苏南希将一瓶空间泉水放在床头的桌子上面,“给他护理的时候要净手,再用这个药水给手消毒。”
“好的,我还需要干嘛?”
“等一会儿记得将他的尿管拔了,尿管插久了不好。”
苏南希说完便出去了。
韦珂躲在被子里面,被苏南希的话弄得满脸通红。
让我原地消失吧!
他身下光秃秃的他是知道的,但是他知道这两天不是苏统领在给他换的药,那么那个叫尿管的东西应该也不是统领塞进去的。
这样想着,韦珂脸上的羞愧之色减轻了许多。
葛云帆将被子揭开,再将韦珂戴着的眼罩摘下来。
虔诚的道:“是我的不自量力,让你受了重伤,我葛云帆欠你和苏统领一条命,以后……。”
“行了,我是你们的队长,保护你们安全是我的职责。”
说完有疑惑道:“不过你没听说过受伤或者怀崽对伍母猪不能招惹吗?何况还是怀崽又受伤的母猪更是暴躁,这些可都是常识。”

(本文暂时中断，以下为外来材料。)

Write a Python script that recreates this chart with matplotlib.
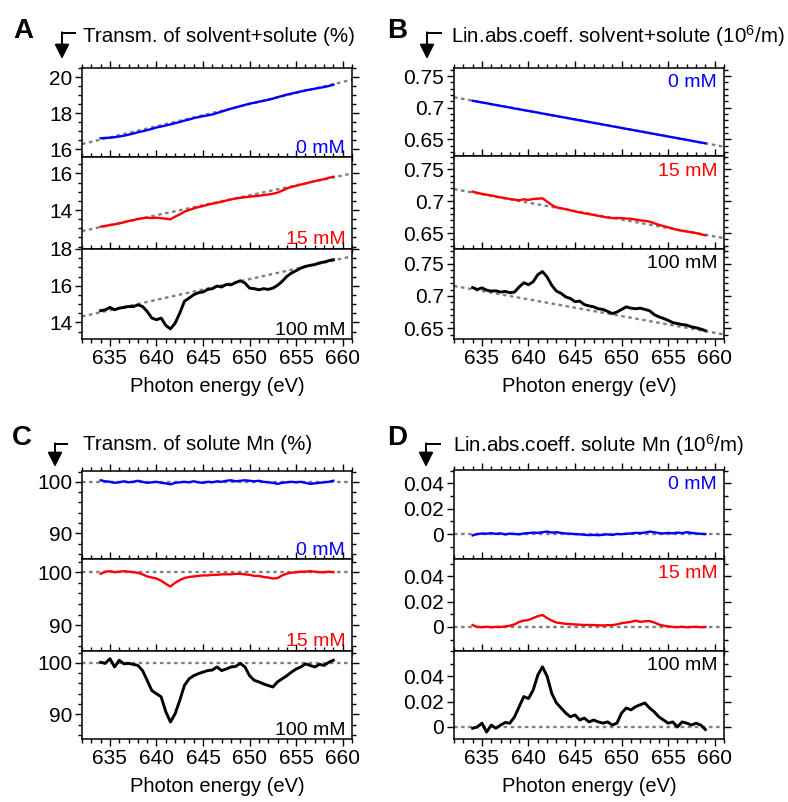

葛云帆羞愧的低下头,“我刚刚配制出一种麻弗散,可以迷倒我家的狗,想看看能不能迷倒那头母猪,是我失策了。”
狗:我招谁惹谁了?
其实最主要的是,葛云帆家在豫州是行医世家,他自己从小便展现出了惊人的医学天赋,一天除了学习医术还是学习医术,没人告诉他这些常识,也没有出过远门受过受过挫折。
更没有受过社会的毒打,人也比较单纯,就像这次他偷偷的跑出来参加军医的考核就被人骗光了盘缠,差点活不到京城。